OpinioJuris parrots a concern on the far right that Obama’s recent public reference to religious freedom as the “freedom to worship” somehow reduces the right. Emphasis and red numbering are mine:
Recently, both President Obama and Secretary of State Hillary Clinton have been caught using the phrase “freedom of worship” in prominent speeches, rather than the “freedom of religion” the President called for in Cairo. [. . . .]
To anyone who closely follows prominent discussion of religious freedom in the diplomatic and political arena, this linguistic shift is troubling.
The reason is simple. Any person of faith knows that religious exercise is about a lot more than freedom of worship. It’s about (1) the right to dress according to one’s religious dictates, (2) to preach openly, (3) to evangelize, (4) to engage in the public square. Everyone knows that (5) religious Jews keep kosher, (6) religious Quakers don’t go to war, and (7) religious Muslim women wear headscarves—yet “freedom of worship” would protect none of these acts of faith.

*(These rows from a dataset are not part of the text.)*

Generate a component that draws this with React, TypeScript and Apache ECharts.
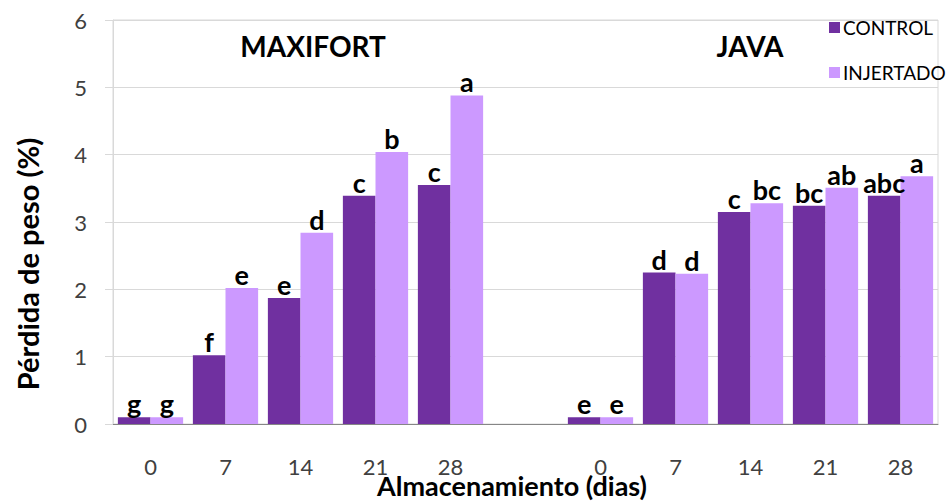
import React, { useEffect, useRef } from "react";
import * as echarts from "echarts";

const days = ["0", "7", "14", "21", "28"];
const maxifortControl = [0.1, 1.02, 1.87, 3.39, 3.55];
const maxifortInjertado = [0.1, 2.02, 2.84, 4.04, 4.88];
const javaControl = [0.1, 2.25, 3.15, 3.24, 3.39];
const javaInjertado = [0.1, 2.23, 3.28, 3.51, 3.68];
const maxifortControlLetters = ["g", "f", "e", "c", "c"];
const maxifortInjertadoLetters = ["g", "e", "d", "b", "a"];
const javaControlLetters = ["e", "d", "c", "bc", "abc"];
const javaInjertadoLetters = ["e", "d", "bc", "ab", "a"];
const yTicks = [0, 1, 2, 3, 4, 5, 6];

const FONT = "Lato, 'Open Sans', sans-serif";

export default function App() {
  const ref = useRef<HTMLDivElement>(null);
  useEffect(() => {
    if (!ref.current) return;
    const chart = echarts.init(ref.current, undefined, { renderer: "svg" });
    const cats = [...days.map((d) => "M" + d), "gap", ...days.map((d) => "J" + d)];
    const dayLabels = [...days, "", ...days];
    const ctrl = [...maxifortControl, null, ...javaControl];
    const inj = [...maxifortInjertado, null, ...javaInjertado];
    const ctrlL = [...maxifortControlLetters, "", ...javaControlLetters];
    const injL = [...maxifortInjertadoLetters, "", ...javaInjertadoLetters];
    const labelStyle = (letters: string[]) => ({
      show: true,
      position: "top" as const,
      distance: 0,
      fontFamily: FONT,
      fontWeight: "bold" as const,
      fontSize: 27,
      color: "#000",
      formatter: (p: any) => letters[p.dataIndex] || "",
    });
    const bigText = (text: string, x: number, y: number, size: number, rot = 0) => ({
      type: "text",
      x,
      y,
      rotation: rot,
      style: {
        text,
        fontFamily: FONT,
        fontWeight: "bold",
        fontSize: size,
        fill: "#000",
        align: "center",
        verticalAlign: "middle",
      },
    });
    chart.setOption({
      animation: false,
      backgroundColor: "#fff",
      grid: {
        left: 113,
        right: 10,
        top: 20,
        bottom: 77,
        show: true,
        borderColor: "#d9d9d9",
        borderWidth: 1,
      },
      legend: {
        orient: "vertical",
        left: 824,
        top: 13,
        itemWidth: 11,
        itemHeight: 11,
        itemGap: 26,
        icon: "rect",
        textStyle: { fontFamily: FONT, fontSize: 19, color: "#000", padding: [0, 0, 0, -2] },
        data: ["CONTROL", "INJERTADO"],
      },
      xAxis: {
        type: "category",
        data: cats,
        axisLine: { show: true, lineStyle: { color: "#868686", width: 1 } },
        axisTick: { show: false },
        axisLabel: {
          margin: 31,
          fontFamily: FONT,
          fontSize: 22,
          color: "#404040",
          formatter: (_v: string, i: number) => dayLabels[i],
        },
      },
      yAxis: {
        type: "value",
        min: 0,
        max: 6,
        interval: 1,
        axisLine: { show: true, lineStyle: { color: "#d9d9d9" } },
        axisTick: { show: true, length: 8, lineStyle: { color: "#d9d9d9" } },
        splitLine: { lineStyle: { color: "#d9d9d9" } },
        axisLabel: {
          margin: 26,
          fontFamily: FONT,
          fontSize: 22,
          color: "#404040",
          formatter: (v: number) => (yTicks.includes(v) ? String(v) : ""),
        },
      },
      series: [
        {
          name: "CONTROL",
          type: "bar",
          data: ctrl,
          barGap: "0%",
          barCategoryGap: "13%",
          itemStyle: { color: "#7030A0" },
          label: labelStyle(ctrlL),
        },
        {
          name: "INJERTADO",
          type: "bar",
          data: inj,
          itemStyle: { color: "#CC99FF" },
          label: labelStyle(injL),
        },
      ],
      graphic: [
        bigText("MAXIFORT", 313, 46, 28),
        bigText("JAVA", 750, 46, 28),
        bigText("Pérdida de peso (%)", 27, 264, 29, Math.PI / 2),
        bigText("Almacenamiento (dias)", 512, 485, 27),
      ],
    });
    return () => chart.dispose();
  }, []);
  return (
    <div
      ref={ref}
      style={{ position: "absolute", left: 0, top: 0, width: 948, height: 501 }}
    />
  );
}
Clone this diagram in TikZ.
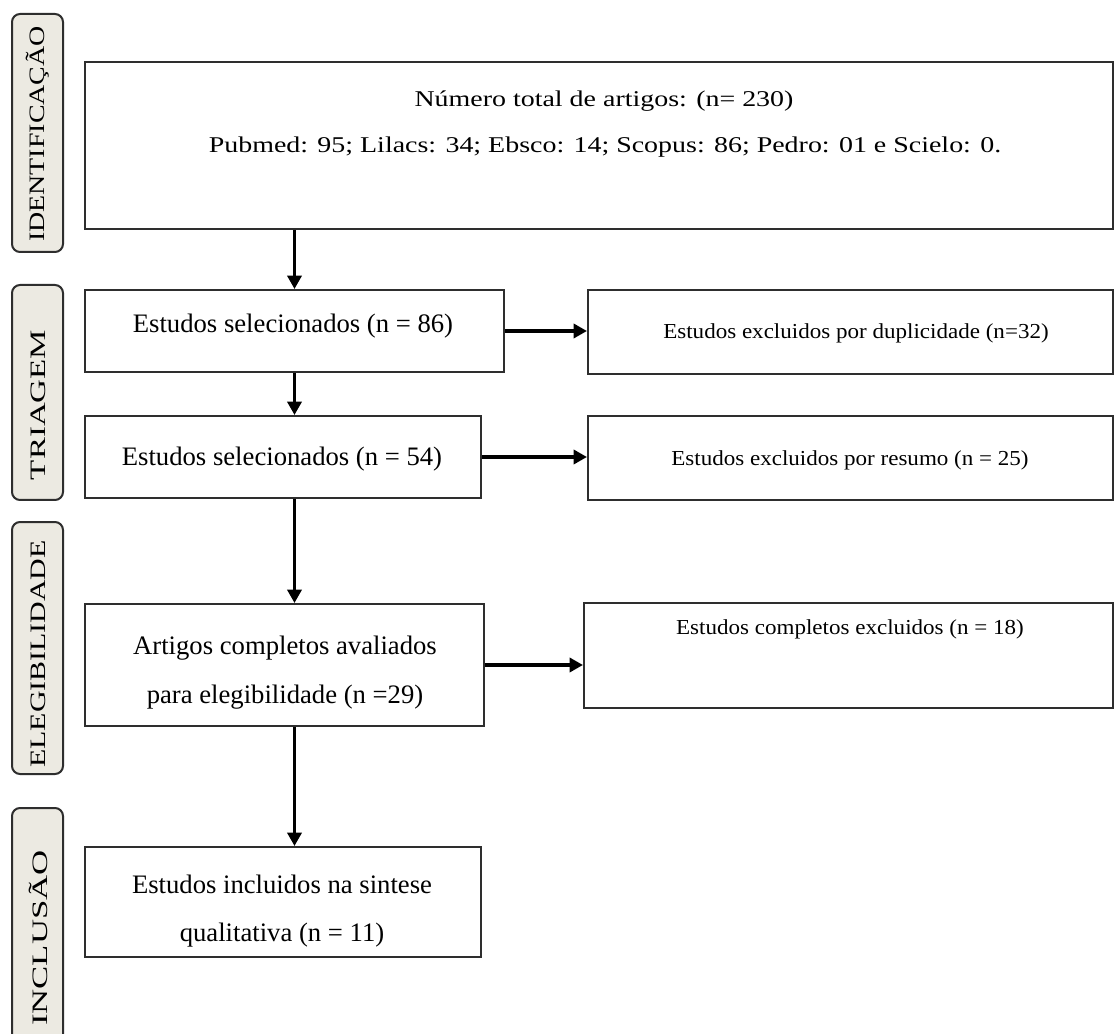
\documentclass[tikz,border=0pt]{standalone}
\usepackage{fontspec}
\setmainfont{Liberation Serif}
\newfontfamily\topfont[FakeStretch=1.24]{Liberation Serif}
\newfontfamily\rfont[FakeStretch=1.08]{Liberation Serif}
\usetikzlibrary{arrows.meta,fit}
\definecolor{lblfill}{HTML}{ECEAE2}
\definecolor{edge}{HTML}{2E2E2E}
\begin{document}
\begin{tikzpicture}[x=0.75pt,y=-0.75pt,
  box/.style={draw=edge,line width=1.5pt,inner sep=0pt},
  side/.style={draw=edge,line width=1.5pt,fill=lblfill,rounded corners=6pt,inner sep=0pt},
  arr/.style={line width=2.6pt,-{Triangle[length=10pt,width=10.5pt]}},
  ttxt/.style={font=\topfont\fontsize{16.9pt}{20pt}\selectfont,anchor=base,inner sep=0pt},
  ltxt/.style={font=\fontsize{20pt}{24pt}\selectfont,anchor=base,inner sep=0pt},
  rtxt/.style={font=\rfont\fontsize{16pt}{19pt}\selectfont,anchor=base,inner sep=0pt},
  stxt/.style={font=\fontsize{16.5pt}{20pt}\selectfont,rotate=90,inner sep=0pt}]
\useasboundingbox (0,0) rectangle (1115,1034);
\clip (0,0) rectangle (1115,1034);
\fill[white] (0,0) rectangle (1115,1034);

% side labels
\node[side,fit={(12,14) (63,252)}] (sid) {};
\node[side,fit={(12,285) (63,500)}] (stri) {};
\node[side,fit={(12,522) (63,774)}] (sele) {};
\node[side,fit={(12,808) (63,1060)}] (sinc) {};
\node[stxt] (tid) at (38,134) {\scalebox{1.27}[1]{IDENTIFICAÇÃO}};
\node[stxt] (ttri) at (38,405) {\scalebox{1.5}[1]{TRIAGEM}};
\node[stxt] (tele) at (38,654) {\scalebox{1.36}[1]{ELEGIBILIDADE}};
\node[stxt] (tinc) at (38,938) {\scalebox{1.58}[1]{INCLUSÃO}};

% boxes
\node[box,fit={(85,62) (1113,229)}] (top) {};
\node[box,fit={(85,290) (504,372)}] (b86) {};
\node[box,fit={(588,290) (1113,374)}] (dup) {};
\node[box,fit={(85,416) (481,498)}] (b54) {};
\node[box,fit={(588,416) (1113,500)}] (res) {};
\node[box,fit={(85,604) (484,726)}] (b29) {};
\node[box,fit={(584,603) (1113,708)}] (b18) {};
\node[box,fit={(85,847) (481,957)}] (b11) {};

% texts
\node[ttxt] (t1) at (604,107) {Número total de artigos: (n= 230)};
\node[ttxt] (t2) at (605,153) {Pubmed: 95; Lilacs: 34; Ebsco: 14; Scopus: 86; Pedro: 01 e Scielo: 0.};
\node[ltxt] (t86) at (293,333) {Estudos selecionados (n = 86)};
\node[ltxt] (t54) at (282,465) {Estudos selecionados (n = 54)};
\node[ltxt] (t29a) at (285,654) {Artigos completos avaliados};
\node[ltxt] (t29b) at (285,703) {para elegibilidade (n =29)};
\node[ltxt] (t11a) at (282,893) {Estudos incluidos na sintese};
\node[ltxt] (t11b) at (282,941) {qualitativa (n = 11)};
\node[rtxt] (tdup) at (856,339) {Estudos excluidos por duplicidade (n=32)};
\node[rtxt] (tres) at (850,465) {Estudos excluidos por resumo (n = 25)};
\node[rtxt] (t18) at (850,634) {Estudos completos excluidos (n = 18)};

% arrows
\draw[arr] (top.south -| b86.north) -- (b86.north);
\draw[arr] (b86.south) -- (b86.south |- b54.north);
\draw[arr] (b54.south -| b86.south) -- (b86.south |- b29.north);
\draw[arr] (b29.south -| b86.south) -- (b86.south |- b11.north);
\draw[arr] (b86.east) -- (b86.east -| dup.west);
\draw[arr] (b54.east) -- (b54.east -| res.west);
\draw[arr] (b29.east) -- (b29.east -| b18.west);
\end{tikzpicture}
\end{document}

Those who would limit religious practice to the cathedral and the home are the very same people who would strip the public square of any religious presence. They are working to (8) tear down roadside memorial crosses built to commemorate fallen state troopers in Utah, (9) to strip “Under God” from the Pledge of Allegiance, and they recently (10) stopped a protester from entering an art gallery because she wore a pro-life pin.
Both of the central contentions of the article about the limited reach of “freedom of worship” — bolded above — are critically wrong, as are their supporting examples. First, as to the reach of “freedom of worship,” numbers 2, 3, and 4 are covered by the First Amendment right to freedom of religion only secondarily. Those rights are best asserted, and emphatically protected, under the free speech clause of the Amendment. Any one of a million Supreme Court cases would be on point for this proposition, but let’s start with Hague v. CIO, 307 U.S. 496 (1939):
Wherever the title of streets and parks may rest, they have immemoriably been held in trust for the public use and, time of out of mind, have been used for purposes of assembly, communicating thought between citizens, and discussing public questions.
Evangelists can rest easy: no-one is going to take away their right to bother the rest of us anytime soon. Further, as to numbers #1, 5, 6, and 7, the phrase “freedom of worship” is legally equivalent to the “freedom of religious expression”: Black’s Law Dictionary defines worship as “any form of religious devotion or service showing reverence for a divine being,” and the cases support that analysis. See Lee v. Weisman, 505 U.S. 577 (1992).
Our favorite new conspiracy theorists also go astray when reading the freedom of religious exercise too broadly. Questions about whether it’s right to “strip the public square of any religious presence” aren’t about “free exercise,” which refers to the individual’s right to practice his faith — they’re about the establishment of religion, which deal with the individual’s right to push his faith on the rest of us, through state-sponsored symbols, political acts, etcetera. I can’t help but think that this confusion is deliberate: for the far-far right, the right to free exercise should include the right to bring the rest of the world under their faith. But that’s not how a pluralistic society works. The First Amendment’s religion clauses delicately balance the individual’s right of worship against the rights of others to be unaffected by personal exercise. You can’t take one part of that compromise, and abandon the other. No matter where you come down on the questions presented by numbers #8 and 9, they’re not questions of freedom to worship — and, as to #10, federal authorities can freely enforce content-neutral rules of expression within federal buildings. Deal with it.
To add the expected note of hypocrisy, general practice, from Norman Rockwell (above, right) to today, shows that “freedom of worship” has always been treated as a more artful description of, not a lesser version of, free expression of religion. It’s clear that today’s right-wing Christian community only sees in Obama what they want to see. They want to see a vast conspiracy to destroy their religion, and so, even when Obama attempts to speak their language, that’s what they see.